**TASK DETAILS**
Reproduce every line of the listing as written, apart from the pictures.

**DATA SECTION**
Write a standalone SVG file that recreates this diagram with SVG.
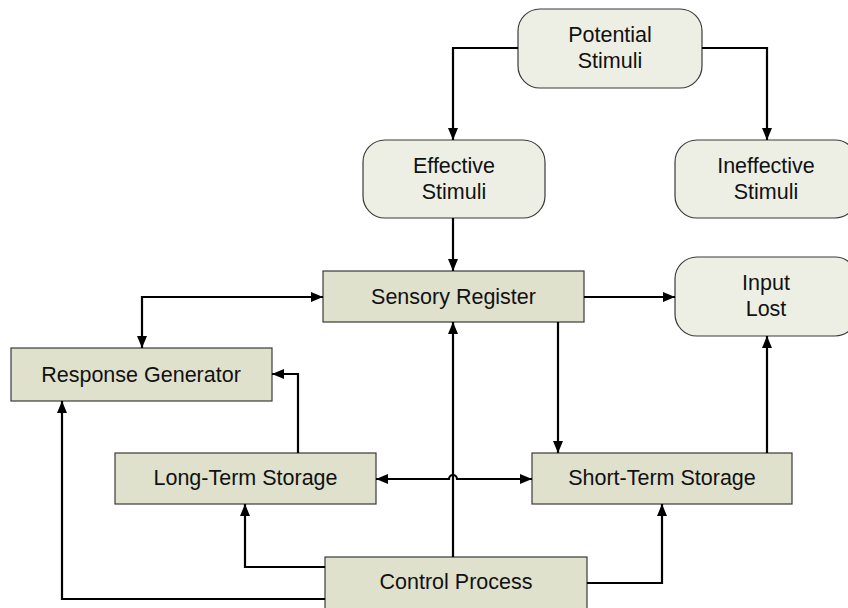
<svg xmlns="http://www.w3.org/2000/svg" width="848" height="608" viewBox="0 0 848 608">
<defs>
<marker id="arr" viewBox="0 0 12 10" refX="12" refY="5" markerWidth="12" markerHeight="10" markerUnits="userSpaceOnUse" orient="auto-start-reverse">
<path d="M0,0 L12,5 L0,10 Z" fill="#000"/>
</marker>
</defs>
<style>
.rect{fill:#dfe1cd;stroke:#3a3a3a;stroke-width:1.2}
.round{fill:#eeefe4;stroke:#3a3a3a;stroke-width:1.2}
.t{font-family:"Liberation Sans",Arial,sans-serif;font-size:21.5px;fill:#111;text-anchor:middle}
.c{fill:none;stroke:#000;stroke-width:2.2}
</style>
<rect width="848" height="608" fill="#fff"/>
<g id="potential-stimuli">
<rect class="round" x="518" y="9" width="184" height="79" rx="22"/>
<text class="t" x="610" y="42">Potential</text>
<text class="t" x="610" y="68">Stimuli</text>
</g>
<g id="effective-stimuli">
<rect class="round" x="363" y="140" width="182" height="78" rx="22"/>
<text class="t" x="454" y="173">Effective</text>
<text class="t" x="454" y="199">Stimuli</text>
</g>
<g id="ineffective-stimuli">
<rect class="round" x="675" y="140" width="182" height="78" rx="22"/>
<text class="t" x="766" y="173">Ineffective</text>
<text class="t" x="766" y="199">Stimuli</text>
</g>
<g id="sensory-register">
<rect class="rect" x="323" y="271" width="261" height="51"/>
<text class="t" x="453.5" y="304">Sensory Register</text>
</g>
<g id="input-lost">
<rect class="round" x="675" y="257" width="182" height="79" rx="22"/>
<text class="t" x="766" y="290">Input</text>
<text class="t" x="766" y="316">Lost</text>
</g>
<g id="response-generator">
<rect class="rect" x="11" y="348" width="261" height="53"/>
<text class="t" x="141" y="382">Response Generator</text>
</g>
<g id="long-term-storage">
<rect class="rect" x="115" y="453" width="261" height="51"/>
<text class="t" x="245.5" y="485">Long-Term Storage</text>
</g>
<g id="short-term-storage">
<rect class="rect" x="532" y="453" width="260" height="51"/>
<text class="t" x="662" y="485">Short-Term Storage</text>
</g>
<g id="control-process">
<rect class="rect" x="325" y="557" width="262" height="53"/>
<text class="t" x="456" y="589">Control Process</text>
</g>
<g id="connectors">
<path class="c" d="M518,48 H453 V140" marker-end="url(#arr)"/>
<path class="c" d="M702,48 H767 V140" marker-end="url(#arr)"/>
<path class="c" d="M453,218 V271" marker-end="url(#arr)"/>
<path class="c" d="M323,297 H142 V348" marker-start="url(#arr)" marker-end="url(#arr)"/>
<path class="c" d="M584,297 H675" marker-end="url(#arr)"/>
<path class="c" d="M558,322 V453" marker-end="url(#arr)"/>
<path class="c" d="M767,453 V336" marker-end="url(#arr)"/>
<path class="c" d="M298,453 V374 H272" marker-end="url(#arr)"/>
<path class="c" d="M376,479 H449 A4,4 0 0 1 457,479 H532" marker-start="url(#arr)" marker-end="url(#arr)"/>
<path class="c" d="M453,557 V322" marker-end="url(#arr)"/>
<path class="c" d="M325,567 H245 V504" marker-end="url(#arr)"/>
<path class="c" d="M325,599 H62 V401" marker-end="url(#arr)"/>
<path class="c" d="M587,583 H662 V504" marker-end="url(#arr)"/>
</g>
</svg>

**EXERCISE OUTPUT**
Write a standalone SVG file that recreates this diagram with SVG.
<svg xmlns="http://www.w3.org/2000/svg" width="848" height="608" viewBox="0 0 848 608">
<defs>
<marker id="arr" viewBox="0 0 12 10" refX="12" refY="5" markerWidth="12" markerHeight="10" markerUnits="userSpaceOnUse" orient="auto-start-reverse">
<path d="M0,0 L12,5 L0,10 Z" fill="#000"/>
</marker>
</defs>
<style>
.rect{fill:#dfe1cd;stroke:#3a3a3a;stroke-width:1.2}
.round{fill:#eeefe4;stroke:#3a3a3a;stroke-width:1.2}
.t{font-family:"Liberation Sans",Arial,sans-serif;font-size:21.5px;fill:#111;text-anchor:middle}
.c{fill:none;stroke:#000;stroke-width:2.2}
</style>
<rect width="848" height="608" fill="#fff"/>
<g id="potential-stimuli">
<rect class="round" x="518" y="9" width="184" height="79" rx="22"/>
<text class="t" x="610" y="42">Potential</text>
<text class="t" x="610" y="68">Stimuli</text>
</g>
<g id="effective-stimuli">
<rect class="round" x="363" y="140" width="182" height="78" rx="22"/>
<text class="t" x="454" y="173">Effective</text>
<text class="t" x="454" y="199">Stimuli</text>
</g>
<g id="ineffective-stimuli">
<rect class="round" x="675" y="140" width="182" height="78" rx="22"/>
<text class="t" x="766" y="173">Ineffective</text>
<text class="t" x="766" y="199">Stimuli</text>
</g>
<g id="sensory-register">
<rect class="rect" x="323" y="271" width="261" height="51"/>
<text class="t" x="453.5" y="304">Sensory Register</text>
</g>
<g id="input-lost">
<rect class="round" x="675" y="257" width="182" height="79" rx="22"/>
<text class="t" x="766" y="290">Input</text>
<text class="t" x="766" y="316">Lost</text>
</g>
<g id="response-generator">
<rect class="rect" x="11" y="348" width="261" height="53"/>
<text class="t" x="141" y="382">Response Generator</text>
</g>
<g id="long-term-storage">
<rect class="rect" x="115" y="453" width="261" height="51"/>
<text class="t" x="245.5" y="485">Long-Term Storage</text>
</g>
<g id="short-term-storage">
<rect class="rect" x="532" y="453" width="260" height="51"/>
<text class="t" x="662" y="485">Short-Term Storage</text>
</g>
<g id="control-process">
<rect class="rect" x="325" y="557" width="262" height="53"/>
<text class="t" x="456" y="589">Control Process</text>
</g>
<g id="connectors">
<path class="c" d="M518,48 H453 V140" marker-end="url(#arr)"/>
<path class="c" d="M702,48 H767 V140" marker-end="url(#arr)"/>
<path class="c" d="M453,218 V271" marker-end="url(#arr)"/>
<path class="c" d="M323,297 H142 V348" marker-start="url(#arr)" marker-end="url(#arr)"/>
<path class="c" d="M584,297 H675" marker-end="url(#arr)"/>
<path class="c" d="M558,322 V453" marker-end="url(#arr)"/>
<path class="c" d="M767,453 V336" marker-end="url(#arr)"/>
<path class="c" d="M298,453 V374 H272" marker-end="url(#arr)"/>
<path class="c" d="M376,479 H449 A4,4 0 0 1 457,479 H532" marker-start="url(#arr)" marker-end="url(#arr)"/>
<path class="c" d="M453,557 V322" marker-end="url(#arr)"/>
<path class="c" d="M325,567 H245 V504" marker-end="url(#arr)"/>
<path class="c" d="M325,599 H62 V401" marker-end="url(#arr)"/>
<path class="c" d="M587,583 H662 V504" marker-end="url(#arr)"/>
</g>
</svg>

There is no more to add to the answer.